## [Your instructions]
All of the lines below are to be transcribed faithfully, with pictures excluded from the copy.

## [Stored data]
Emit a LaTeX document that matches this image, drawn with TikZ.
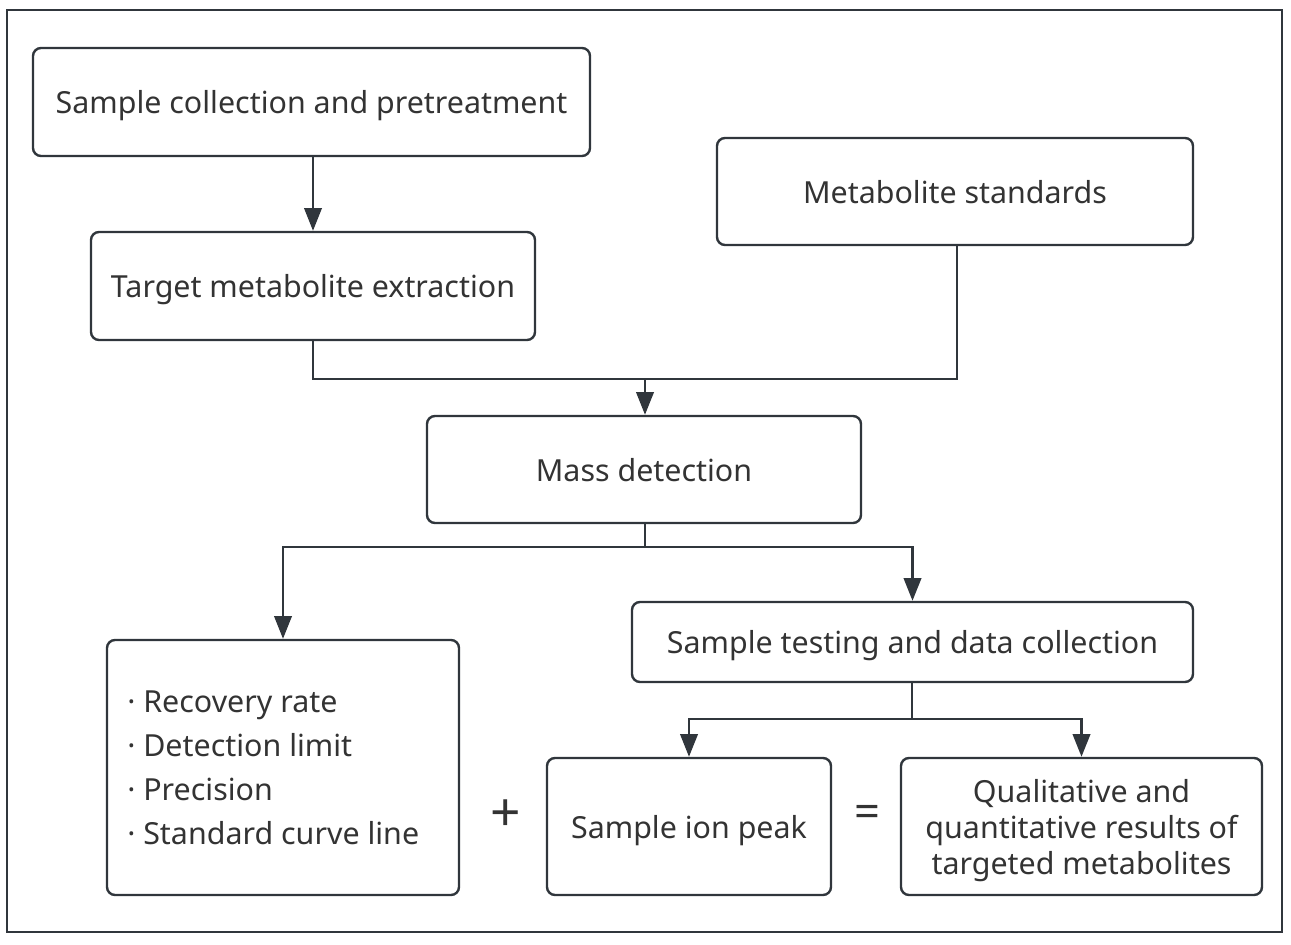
\documentclass[tikz,border=0pt]{standalone}
\usepackage{fontspec}
\setmainfont{Noto Sans}
\usetikzlibrary{arrows.meta}
\definecolor{ln}{HTML}{30363C}
\definecolor{tx}{HTML}{333333}
\tikzset{
  box/.style={draw=ln, line width=1.8pt, rounded corners=6pt, align=center, text=tx, font=\fontsize{22.8}{27}\selectfont, inner sep=0pt, text depth=0pt},
  conn/.style={draw=ln, line width=2pt},
  arr/.style={conn, -{Triangle[length=17pt,width=13pt]}},
}
\begin{document}
\begin{tikzpicture}[x=0.75pt,y=-0.75pt]
\useasboundingbox (0,0) rectangle (1291,945);
\draw[ln, line width=1.6pt] (7,10) rectangle (1282,932);
\node[box, minimum width=417.75pt, minimum height=81pt] (b1) at (311.5,102) {Sample collection and pretreatment};
\node[box, minimum width=333pt, minimum height=81pt] (b2) at (313,286) {Target metabolite extraction};
\node[box, minimum width=357pt, minimum height=80.25pt] (b3) at (955,191.5) {Metabolite standards};
\node[box, minimum width=325.5pt, minimum height=80.25pt] (b4) at (644,469.5) {Mass detection};
\node[box, minimum width=264pt, minimum height=191.25pt] (b5) at (283,767.5) {};
\node[box, minimum width=420.75pt, minimum height=60pt] (b6) at (912.5,642) {Sample testing and data collection};
\node[box, minimum width=213pt, minimum height=102.75pt] (b7) at (689,826.5) {Sample ion peak};
\node[box, minimum width=270.75pt, minimum height=102.75pt] (b8) at (1081.5,826.5) {Qualitative and\\quantitative results of\\targeted metabolites};
\node[anchor=west, align=left, text=tx, font=\fontsize{22.8}{33}\selectfont, inner sep=0pt] (lst) at (127,768) {· Recovery rate\\· Detection limit\\· Precision\\· Standard curve line};
\node[text=tx, font=\fontsize{40}{40}\selectfont, inner sep=0pt] (plus) at (506,816) {+};
\node[text=tx, font=\fontsize{34}{34}\selectfont\bfseries, inner sep=0pt] (eq) at (867,816) {=};
\coordinate (j1) at (645,379);
\coordinate (j2) at (645,547);
\coordinate (j3) at (912,719);
\draw[arr] (b1.south -| b2.north) -- (b2.north);
\draw[conn] (b2.south) |- (j1);
\draw[conn] ([xshift=1.5pt]b3.south) |- (j1);
\draw[arr] (j1) -- (j1 |- b4.north);
\draw[conn] (b4.south -| j2) -- (j2);
\draw[arr] (j2) -| (b5.north);
\draw[arr] (j2) -| (b6.north);
\draw[conn] (b6.south -| j3) -- (j3);
\draw[arr] (j3) -| (b7.north);
\draw[arr] (j3) -| (b8.north);
\end{tikzpicture}
\end{document}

## [Answer to the exercise]
Emit a LaTeX document that matches this image, drawn with TikZ.
\documentclass[tikz,border=0pt]{standalone}
\usepackage{fontspec}
\setmainfont{Noto Sans}
\usetikzlibrary{arrows.meta}
\definecolor{ln}{HTML}{30363C}
\definecolor{tx}{HTML}{333333}
\tikzset{
  box/.style={draw=ln, line width=1.8pt, rounded corners=6pt, align=center, text=tx, font=\fontsize{22.8}{27}\selectfont, inner sep=0pt, text depth=0pt},
  conn/.style={draw=ln, line width=2pt},
  arr/.style={conn, -{Triangle[length=17pt,width=13pt]}},
}
\begin{document}
\begin{tikzpicture}[x=0.75pt,y=-0.75pt]
\useasboundingbox (0,0) rectangle (1291,945);
\draw[ln, line width=1.6pt] (7,10) rectangle (1282,932);
\node[box, minimum width=417.75pt, minimum height=81pt] (b1) at (311.5,102) {Sample collection and pretreatment};
\node[box, minimum width=333pt, minimum height=81pt] (b2) at (313,286) {Target metabolite extraction};
\node[box, minimum width=357pt, minimum height=80.25pt] (b3) at (955,191.5) {Metabolite standards};
\node[box, minimum width=325.5pt, minimum height=80.25pt] (b4) at (644,469.5) {Mass detection};
\node[box, minimum width=264pt, minimum height=191.25pt] (b5) at (283,767.5) {};
\node[box, minimum width=420.75pt, minimum height=60pt] (b6) at (912.5,642) {Sample testing and data collection};
\node[box, minimum width=213pt, minimum height=102.75pt] (b7) at (689,826.5) {Sample ion peak};
\node[box, minimum width=270.75pt, minimum height=102.75pt] (b8) at (1081.5,826.5) {Qualitative and\\quantitative results of\\targeted metabolites};
\node[anchor=west, align=left, text=tx, font=\fontsize{22.8}{33}\selectfont, inner sep=0pt] (lst) at (127,768) {· Recovery rate\\· Detection limit\\· Precision\\· Standard curve line};
\node[text=tx, font=\fontsize{40}{40}\selectfont, inner sep=0pt] (plus) at (506,816) {+};
\node[text=tx, font=\fontsize{34}{34}\selectfont\bfseries, inner sep=0pt] (eq) at (867,816) {=};
\coordinate (j1) at (645,379);
\coordinate (j2) at (645,547);
\coordinate (j3) at (912,719);
\draw[arr] (b1.south -| b2.north) -- (b2.north);
\draw[conn] (b2.south) |- (j1);
\draw[conn] ([xshift=1.5pt]b3.south) |- (j1);
\draw[arr] (j1) -- (j1 |- b4.north);
\draw[conn] (b4.south -| j2) -- (j2);
\draw[arr] (j2) -| (b5.north);
\draw[arr] (j2) -| (b6.north);
\draw[conn] (b6.south -| j3) -- (j3);
\draw[arr] (j3) -| (b7.north);
\draw[arr] (j3) -| (b8.north);
\end{tikzpicture}
\end{document}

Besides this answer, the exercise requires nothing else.